By Jed Lanyon
Mooroolbark resident Lis Guldager-Nielsen was awarded an Order of Australia Medal for her service to the community of Lilydale as part of the Australia Day honours.
Ms Guldager-Nielsen was a foundation volunteer for the Lilydale Citizens Advice Bureau (now CIS Yarra Ranges) and served a variety of roles such as management committee member and centre cordinator between 1981 and 2018.
In 2013, Ms Guldager-Nielsen was an inductee to the Community Information and Support Victoria’s (CISVIC) honour roll for her role on the management committee of CISVIC in the 1990s. She spent 20 years as an organiser for the Outer Eastern Free Legal Advice Service run weekly at the Mooroolbark Community Centre.

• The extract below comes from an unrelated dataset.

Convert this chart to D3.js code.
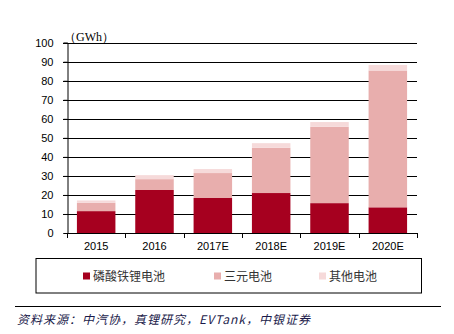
<!DOCTYPE html>
<html><head><meta charset="utf-8">
<script src="https://cdn.jsdelivr.net/npm/d3@7"></script>
<style>body{margin:0;background:#fff}svg{display:block}</style>
</head><body>
<script>
const categories = ["2015","2016","2017E","2018E","2019E","2020E"];
const seriesNames = ["磷酸铁锂电池","三元电池","其他电池"];
const lfp = [11.5, 22.6, 18.4, 21.0, 15.7, 13.5];
const ternary = [4.4, 5.7, 13.1, 23.8, 40.1, 71.9];
const other = [1.2, 2.1, 2.1, 2.4, 2.5, 2.9];
const yTicks = [0,10,20,30,40,50,60,70,80,90,100];
const colors = ["#A6001F","#E8AEAD","#F6DADA"];
const unitLabel = "（GWh）";
const source = "资料来源：中汽协，真锂研究，EVTank，中银证券";

const W=454,H=334;
const svg=d3.select("body").append("svg").attr("width",W).attr("height",H);
const x=d3.scaleBand().domain(categories).range([67,417]).paddingInner(0.34).paddingOuter(0.17);
const y=d3.scaleLinear().domain([0,100]).range([233,42.7]);

// gridlines
svg.append("g").selectAll("line").data(yTicks.filter(d=>d>0)).join("line")
  .attr("x1",63).attr("x2",417).attr("y1",d=>Math.round(y(d))+0.5).attr("y2",d=>Math.round(y(d))+0.5)
  .attr("stroke","#000").attr("stroke-width",1);

const data=categories.map((c,i)=>({cat:c,lfp:lfp[i],ternary:ternary[i],other:other[i]}));
const stack=d3.stack().keys(["lfp","ternary","other"])(data);
svg.append("g").selectAll("g").data(stack).join("g").attr("fill",(d,i)=>colors[i])
  .selectAll("rect").data(d=>d).join("rect")
  .attr("x",d=>x(d.data.cat)).attr("width",x.bandwidth())
  .attr("y",d=>y(d[1])).attr("height",d=>y(d[0])-y(d[1]));

// y axis
const ya=svg.append("g").attr("transform","translate(67.5,0)")
  .call(d3.axisLeft(y).tickValues(yTicks).tickSize(4).tickPadding(10));
ya.select(".domain").attr("stroke","#000");
ya.selectAll("text").attr("font-family","Liberation Sans, Arial, sans-serif").attr("font-size","11px").attr("fill","#000");
// x axis
const xb=d3.scaleBand().domain(categories).range([67,417]);
const xa=svg.append("g").attr("transform","translate(0,233.5)")
  .call(d3.axisBottom(x).tickSize(0).tickPadding(9));
xa.select(".domain").attr("d","M67,0H417").attr("stroke","#000");
xa.selectAll("text").attr("font-family","Liberation Sans, Arial, sans-serif").attr("font-size","11px").attr("fill","#000");
svg.append("g").selectAll("line").data(categories.map(c=>xb(c)).concat([417])).join("line")
  .attr("x1",d=>Math.round(d)+0.5).attr("x2",d=>Math.round(d)+0.5).attr("y1",233).attr("y2",238)
  .attr("stroke","#000");

svg.append("text").attr("x",64).attr("y",41).text(unitLabel)
  .attr("font-family","Liberation Serif, Times New Roman, serif").attr("font-size","12px").attr("fill","#000");

// legend
svg.append("rect").attr("x",36).attr("y",258.5).attr("width",385.5).attr("height",34.5)
  .attr("fill","none").attr("stroke","#000").attr("stroke-width",1);
const lx=[83,214,319];
const lg=svg.append("g").selectAll("g").data(seriesNames).join("g")
  .attr("transform",(d,i)=>`translate(${lx[i]},276)`);
lg.append("rect").attr("x",0).attr("y",-3.5).attr("width",7).attr("height",7).attr("fill",(d,i)=>colors[i]);
lg.append("text").attr("x",10).attr("y",4.5).text(d=>d)
  .attr("font-family","Noto Sans CJK SC, sans-serif").attr("font-size","12px").attr("fill","#333");

svg.append("line").attr("x1",15).attr("x2",441).attr("y1",306.5).attr("y2",306.5).attr("stroke","#000");
svg.append("text").attr("x",17).attr("y",323.5).text(source)
  .attr("font-family","Noto Sans CJK SC, sans-serif").attr("font-size","12px").attr("font-style","italic")
  .attr("letter-spacing","1px").attr("fill","#1a1a4a");
</script>
</body></html>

“When you volunteer, you don’t look for the reward. The reward is in what you do in whatever work you do,” she said. “It is still nice, in my case, after so many many years it has been recognised. I feel happy and pleased about it.”
Ms Guldager-Nielsen said volunteers form the “backbone” for services such as the Citizens Advice Bureau (CAB) to operate.
“It’s not a one person job. Over the years the CAB had outstanding volunteers who were totally committed and genour with their time, doing whatever jobs needed to be done,” she said.
Ms Guldager-Nielsen said Victoria is the only Australian state who utilise the services of a CAB.
“It was an idea coming from Britain before the Second World War broke out. Where in Britain they felt that with the men being in the army, the women needed support particularly with social services and that’s what was behind it.
“Here in Victoria, in the 60s we got the same idea and thought it’d be a good thing here and in 1981 the Shire of Lilydale (Now Yarra Ranges) decided that the area out here needed something like that.
“A community information and support service that was free, confidential, independent of any other organisation like churches or the state and an organisation that always represented the clients right to choose.”
Ms Guldager-Nielsen’s late husband was on the steering committee in 1981 and suggested it would be of interest. She says she takes pride in the fact that it is still going to this day.
“It’s not something you go into and say ‘I’d like to give two hours a week’, there was a lot of training in it… Once I was in it and grew with it, it sort of became something that I liked to do.
“We had to start from nothing really, and it was a hard slog to get the information up and running and to get the whole thing rolling. But we persevered and over the years we grew and became better known and more respected because the services we provided were a good service and people felt like they could come to us.”
Ms Guldager-Nielsen shared how the CAB could help someone in need.
“I had a call one day many, many years ago from a man who had just lost his father and didn’t know what the next step was. And at that time you were not really in a position where you could make practical decisions and he needed information on where to go from here.
“And that is the sort of thing we could do, we’d say, this is what you should do, this is the next step you can take. You could sit down and have a cup of tea with the person and talk about it.
“We didn’t solve people’s problems, but referred them on to the proper organisations and other person’s who could help them. Our volunteers had the information and the skills to listen and identify the problems.”